Set aside the pictures and output only the lines from the one containing "Rebuild this chart" up to and including the one containing "rm = [706, 805, 874, 889, 910]".

---------- PROVIDED RECORDS ----------

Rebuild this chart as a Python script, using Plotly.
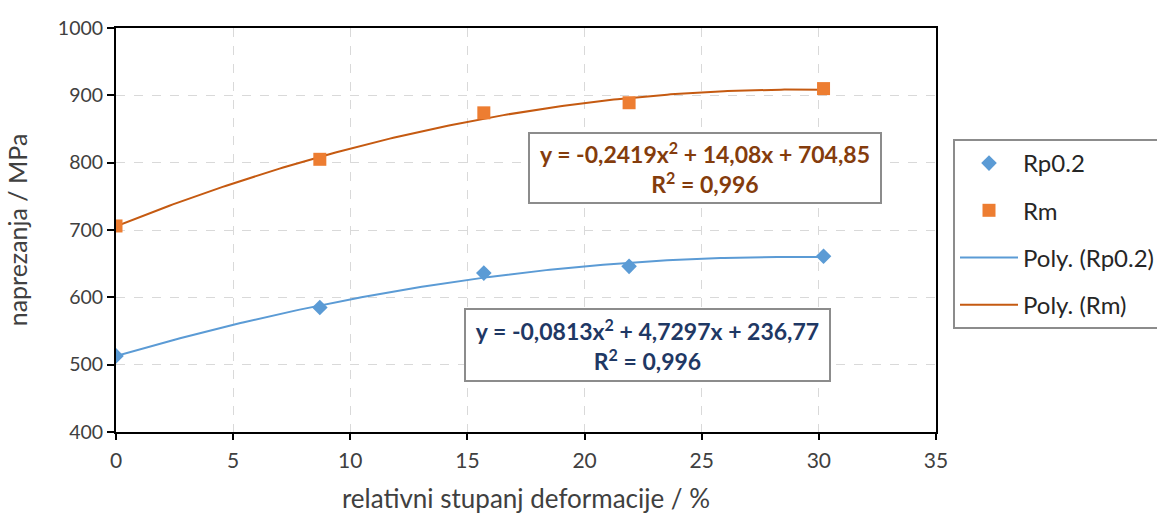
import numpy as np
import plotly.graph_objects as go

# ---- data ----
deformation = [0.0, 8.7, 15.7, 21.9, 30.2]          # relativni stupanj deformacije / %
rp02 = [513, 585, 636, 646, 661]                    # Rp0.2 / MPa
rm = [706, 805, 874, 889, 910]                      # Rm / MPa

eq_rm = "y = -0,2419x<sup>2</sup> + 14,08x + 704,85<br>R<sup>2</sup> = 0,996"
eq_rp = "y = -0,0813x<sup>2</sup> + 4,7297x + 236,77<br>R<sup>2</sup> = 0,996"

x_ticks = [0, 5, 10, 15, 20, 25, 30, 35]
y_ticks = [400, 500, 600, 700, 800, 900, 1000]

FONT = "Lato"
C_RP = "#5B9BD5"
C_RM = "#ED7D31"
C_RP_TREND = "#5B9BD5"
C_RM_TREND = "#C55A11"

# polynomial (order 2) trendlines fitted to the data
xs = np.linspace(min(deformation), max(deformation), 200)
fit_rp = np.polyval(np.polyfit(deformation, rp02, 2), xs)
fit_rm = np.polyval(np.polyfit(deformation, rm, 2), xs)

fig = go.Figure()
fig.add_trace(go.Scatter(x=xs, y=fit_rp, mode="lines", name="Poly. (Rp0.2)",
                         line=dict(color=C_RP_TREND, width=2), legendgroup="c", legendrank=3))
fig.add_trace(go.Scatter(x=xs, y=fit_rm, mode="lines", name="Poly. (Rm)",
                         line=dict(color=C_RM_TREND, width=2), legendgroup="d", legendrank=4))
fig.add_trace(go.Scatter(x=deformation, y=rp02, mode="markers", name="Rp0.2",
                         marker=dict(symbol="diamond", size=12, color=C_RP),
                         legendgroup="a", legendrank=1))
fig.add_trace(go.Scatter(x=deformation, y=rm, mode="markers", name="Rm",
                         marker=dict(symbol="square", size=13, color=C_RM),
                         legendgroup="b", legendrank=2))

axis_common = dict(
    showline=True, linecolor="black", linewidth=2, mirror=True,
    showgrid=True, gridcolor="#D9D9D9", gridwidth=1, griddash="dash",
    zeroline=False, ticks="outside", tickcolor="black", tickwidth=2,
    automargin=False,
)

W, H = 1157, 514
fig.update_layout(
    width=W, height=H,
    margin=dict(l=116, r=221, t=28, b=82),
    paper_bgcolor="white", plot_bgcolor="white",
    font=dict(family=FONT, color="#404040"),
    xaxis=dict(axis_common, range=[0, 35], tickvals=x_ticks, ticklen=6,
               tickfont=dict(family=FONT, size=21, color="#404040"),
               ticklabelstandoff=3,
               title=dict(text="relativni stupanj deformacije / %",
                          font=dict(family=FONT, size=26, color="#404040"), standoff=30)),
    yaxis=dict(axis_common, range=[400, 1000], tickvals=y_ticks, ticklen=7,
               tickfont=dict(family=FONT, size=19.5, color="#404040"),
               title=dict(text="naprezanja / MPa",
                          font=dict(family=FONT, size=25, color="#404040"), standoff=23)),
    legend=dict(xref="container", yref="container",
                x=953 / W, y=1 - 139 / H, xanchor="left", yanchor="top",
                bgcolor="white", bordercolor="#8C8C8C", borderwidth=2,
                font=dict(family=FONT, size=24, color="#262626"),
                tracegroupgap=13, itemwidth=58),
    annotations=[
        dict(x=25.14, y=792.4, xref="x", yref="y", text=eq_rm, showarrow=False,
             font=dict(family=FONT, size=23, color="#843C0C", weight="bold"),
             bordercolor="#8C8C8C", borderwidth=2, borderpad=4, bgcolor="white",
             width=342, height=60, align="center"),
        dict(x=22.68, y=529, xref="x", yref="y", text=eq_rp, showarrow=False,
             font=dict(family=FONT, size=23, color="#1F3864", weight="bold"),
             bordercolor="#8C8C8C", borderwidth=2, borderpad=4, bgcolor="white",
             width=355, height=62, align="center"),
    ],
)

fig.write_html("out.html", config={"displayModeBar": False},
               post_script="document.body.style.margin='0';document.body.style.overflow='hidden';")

----------
---------- PROVIDED RECORDS ----------

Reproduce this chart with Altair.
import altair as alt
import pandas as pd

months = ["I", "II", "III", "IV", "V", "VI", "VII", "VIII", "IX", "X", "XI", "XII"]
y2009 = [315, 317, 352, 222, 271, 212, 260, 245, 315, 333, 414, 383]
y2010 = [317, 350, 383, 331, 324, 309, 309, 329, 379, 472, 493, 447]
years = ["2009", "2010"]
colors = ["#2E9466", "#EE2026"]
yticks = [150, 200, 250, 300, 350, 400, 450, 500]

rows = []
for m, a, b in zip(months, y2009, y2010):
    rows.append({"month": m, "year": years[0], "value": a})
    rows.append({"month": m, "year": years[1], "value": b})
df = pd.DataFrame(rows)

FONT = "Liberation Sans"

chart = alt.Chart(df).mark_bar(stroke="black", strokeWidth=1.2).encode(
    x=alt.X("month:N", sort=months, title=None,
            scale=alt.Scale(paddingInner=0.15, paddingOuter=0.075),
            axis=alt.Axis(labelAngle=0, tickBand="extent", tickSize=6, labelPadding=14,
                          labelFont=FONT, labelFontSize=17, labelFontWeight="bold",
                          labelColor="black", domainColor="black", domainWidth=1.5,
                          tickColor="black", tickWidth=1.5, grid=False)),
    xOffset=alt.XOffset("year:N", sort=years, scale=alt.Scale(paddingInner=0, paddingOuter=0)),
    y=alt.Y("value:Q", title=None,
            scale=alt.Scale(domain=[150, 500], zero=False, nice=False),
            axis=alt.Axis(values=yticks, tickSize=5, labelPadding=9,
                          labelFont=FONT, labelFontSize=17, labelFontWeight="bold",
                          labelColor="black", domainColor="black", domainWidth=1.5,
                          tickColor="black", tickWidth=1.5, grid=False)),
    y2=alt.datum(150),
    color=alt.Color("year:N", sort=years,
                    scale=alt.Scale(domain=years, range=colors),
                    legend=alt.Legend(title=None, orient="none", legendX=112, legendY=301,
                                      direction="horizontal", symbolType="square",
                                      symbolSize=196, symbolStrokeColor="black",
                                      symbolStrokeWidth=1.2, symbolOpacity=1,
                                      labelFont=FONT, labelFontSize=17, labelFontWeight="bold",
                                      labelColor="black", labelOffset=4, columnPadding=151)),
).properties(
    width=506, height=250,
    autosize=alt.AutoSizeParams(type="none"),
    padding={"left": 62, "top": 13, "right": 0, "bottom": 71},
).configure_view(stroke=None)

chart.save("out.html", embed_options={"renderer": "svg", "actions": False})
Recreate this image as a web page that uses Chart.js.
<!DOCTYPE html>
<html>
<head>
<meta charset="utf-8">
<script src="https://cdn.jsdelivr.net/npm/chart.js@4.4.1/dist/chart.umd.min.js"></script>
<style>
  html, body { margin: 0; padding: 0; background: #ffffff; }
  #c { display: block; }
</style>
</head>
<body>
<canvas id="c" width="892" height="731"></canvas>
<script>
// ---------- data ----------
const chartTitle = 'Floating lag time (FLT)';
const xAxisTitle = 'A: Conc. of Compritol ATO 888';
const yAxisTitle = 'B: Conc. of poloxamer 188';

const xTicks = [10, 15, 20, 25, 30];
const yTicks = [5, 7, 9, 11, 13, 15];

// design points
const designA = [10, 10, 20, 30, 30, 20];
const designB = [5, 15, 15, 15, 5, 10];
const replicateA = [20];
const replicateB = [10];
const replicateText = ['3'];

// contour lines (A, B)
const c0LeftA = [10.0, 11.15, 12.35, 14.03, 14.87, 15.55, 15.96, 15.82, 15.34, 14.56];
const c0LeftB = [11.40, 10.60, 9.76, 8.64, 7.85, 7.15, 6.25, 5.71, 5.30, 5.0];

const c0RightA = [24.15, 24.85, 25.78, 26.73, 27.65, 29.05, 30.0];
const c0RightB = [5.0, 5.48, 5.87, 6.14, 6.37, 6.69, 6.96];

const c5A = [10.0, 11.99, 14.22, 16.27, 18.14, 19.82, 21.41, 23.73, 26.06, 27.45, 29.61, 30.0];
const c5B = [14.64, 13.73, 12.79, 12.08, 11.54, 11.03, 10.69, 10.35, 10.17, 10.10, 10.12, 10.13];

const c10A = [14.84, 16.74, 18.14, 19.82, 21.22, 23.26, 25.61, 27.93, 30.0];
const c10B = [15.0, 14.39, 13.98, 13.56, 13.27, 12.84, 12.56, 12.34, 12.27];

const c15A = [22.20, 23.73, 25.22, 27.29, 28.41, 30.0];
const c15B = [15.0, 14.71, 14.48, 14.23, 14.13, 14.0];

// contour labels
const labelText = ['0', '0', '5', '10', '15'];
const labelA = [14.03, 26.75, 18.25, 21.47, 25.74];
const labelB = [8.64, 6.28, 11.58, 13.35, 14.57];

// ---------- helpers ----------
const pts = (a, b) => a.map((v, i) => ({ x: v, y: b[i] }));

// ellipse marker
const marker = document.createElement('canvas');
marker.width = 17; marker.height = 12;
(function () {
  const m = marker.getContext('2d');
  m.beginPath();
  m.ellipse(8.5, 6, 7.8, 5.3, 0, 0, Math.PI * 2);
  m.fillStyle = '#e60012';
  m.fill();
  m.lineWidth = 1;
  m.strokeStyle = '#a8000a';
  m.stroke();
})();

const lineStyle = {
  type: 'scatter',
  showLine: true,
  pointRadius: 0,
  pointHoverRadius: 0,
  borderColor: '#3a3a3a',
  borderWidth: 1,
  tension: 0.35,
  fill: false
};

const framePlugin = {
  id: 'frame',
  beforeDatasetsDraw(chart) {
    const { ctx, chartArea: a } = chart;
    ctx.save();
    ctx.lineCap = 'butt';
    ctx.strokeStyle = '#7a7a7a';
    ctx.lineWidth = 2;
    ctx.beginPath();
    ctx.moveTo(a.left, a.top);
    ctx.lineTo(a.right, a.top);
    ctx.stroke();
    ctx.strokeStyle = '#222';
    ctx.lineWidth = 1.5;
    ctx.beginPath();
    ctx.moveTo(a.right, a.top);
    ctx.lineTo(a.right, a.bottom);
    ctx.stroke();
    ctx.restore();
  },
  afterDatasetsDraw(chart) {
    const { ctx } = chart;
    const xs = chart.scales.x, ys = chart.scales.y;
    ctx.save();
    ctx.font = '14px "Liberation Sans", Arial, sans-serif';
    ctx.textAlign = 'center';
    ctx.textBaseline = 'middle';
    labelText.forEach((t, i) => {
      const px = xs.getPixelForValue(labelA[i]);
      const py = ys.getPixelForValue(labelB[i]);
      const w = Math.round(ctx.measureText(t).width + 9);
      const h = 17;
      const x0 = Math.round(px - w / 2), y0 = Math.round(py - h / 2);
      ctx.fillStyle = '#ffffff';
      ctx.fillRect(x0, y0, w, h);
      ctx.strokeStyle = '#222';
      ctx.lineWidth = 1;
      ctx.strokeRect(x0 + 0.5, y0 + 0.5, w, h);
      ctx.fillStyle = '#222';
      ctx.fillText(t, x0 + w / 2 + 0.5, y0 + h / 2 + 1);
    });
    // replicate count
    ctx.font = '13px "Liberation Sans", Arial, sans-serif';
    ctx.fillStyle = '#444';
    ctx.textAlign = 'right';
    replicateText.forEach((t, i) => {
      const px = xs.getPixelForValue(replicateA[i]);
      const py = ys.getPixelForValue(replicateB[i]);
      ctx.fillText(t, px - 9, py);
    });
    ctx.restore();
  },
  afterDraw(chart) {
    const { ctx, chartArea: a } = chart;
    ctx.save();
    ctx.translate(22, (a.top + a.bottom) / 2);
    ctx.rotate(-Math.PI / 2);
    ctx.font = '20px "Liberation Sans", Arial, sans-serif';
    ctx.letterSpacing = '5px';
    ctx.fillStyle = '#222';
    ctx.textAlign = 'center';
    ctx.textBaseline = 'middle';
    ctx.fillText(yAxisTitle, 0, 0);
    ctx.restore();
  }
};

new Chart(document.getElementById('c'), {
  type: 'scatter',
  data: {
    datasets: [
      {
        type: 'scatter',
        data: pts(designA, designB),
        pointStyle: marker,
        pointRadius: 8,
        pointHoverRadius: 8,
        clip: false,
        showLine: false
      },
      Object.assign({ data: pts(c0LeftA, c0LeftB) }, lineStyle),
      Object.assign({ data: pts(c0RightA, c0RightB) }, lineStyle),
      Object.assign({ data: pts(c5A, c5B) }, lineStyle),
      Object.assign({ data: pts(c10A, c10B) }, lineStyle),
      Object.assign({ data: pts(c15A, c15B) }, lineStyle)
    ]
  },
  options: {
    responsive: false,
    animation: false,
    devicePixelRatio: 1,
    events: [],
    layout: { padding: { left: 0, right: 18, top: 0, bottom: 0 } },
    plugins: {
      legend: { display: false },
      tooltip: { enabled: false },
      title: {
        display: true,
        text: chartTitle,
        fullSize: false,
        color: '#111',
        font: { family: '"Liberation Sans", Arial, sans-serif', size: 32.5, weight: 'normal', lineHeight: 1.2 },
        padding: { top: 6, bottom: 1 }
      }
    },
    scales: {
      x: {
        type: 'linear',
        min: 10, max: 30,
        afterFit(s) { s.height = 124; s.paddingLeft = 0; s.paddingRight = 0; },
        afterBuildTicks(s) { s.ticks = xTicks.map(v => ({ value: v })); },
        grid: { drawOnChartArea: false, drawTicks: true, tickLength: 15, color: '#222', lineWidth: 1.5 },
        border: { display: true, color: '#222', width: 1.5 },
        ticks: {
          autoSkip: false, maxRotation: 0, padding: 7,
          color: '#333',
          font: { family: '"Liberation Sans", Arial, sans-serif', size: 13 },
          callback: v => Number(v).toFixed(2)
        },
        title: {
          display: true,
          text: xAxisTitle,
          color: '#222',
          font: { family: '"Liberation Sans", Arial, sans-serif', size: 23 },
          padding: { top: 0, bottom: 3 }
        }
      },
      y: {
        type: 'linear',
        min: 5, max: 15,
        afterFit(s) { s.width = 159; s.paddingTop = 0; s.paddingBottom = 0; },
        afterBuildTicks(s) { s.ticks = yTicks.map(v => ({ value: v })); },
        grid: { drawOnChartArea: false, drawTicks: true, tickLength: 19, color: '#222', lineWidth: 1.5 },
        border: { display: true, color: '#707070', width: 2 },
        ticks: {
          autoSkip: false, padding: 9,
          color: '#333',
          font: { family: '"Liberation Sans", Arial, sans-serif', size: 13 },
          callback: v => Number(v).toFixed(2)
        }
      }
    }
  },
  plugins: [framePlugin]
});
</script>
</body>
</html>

----------

> _EXPECTED ANSWER_
Rebuild this chart as a Python script, using Plotly.
import numpy as np
import plotly.graph_objects as go

# ---- data ----
deformation = [0.0, 8.7, 15.7, 21.9, 30.2]          # relativni stupanj deformacije / %
rp02 = [513, 585, 636, 646, 661]                    # Rp0.2 / MPa
rm = [706, 805, 874, 889, 910]                      # Rm / MPa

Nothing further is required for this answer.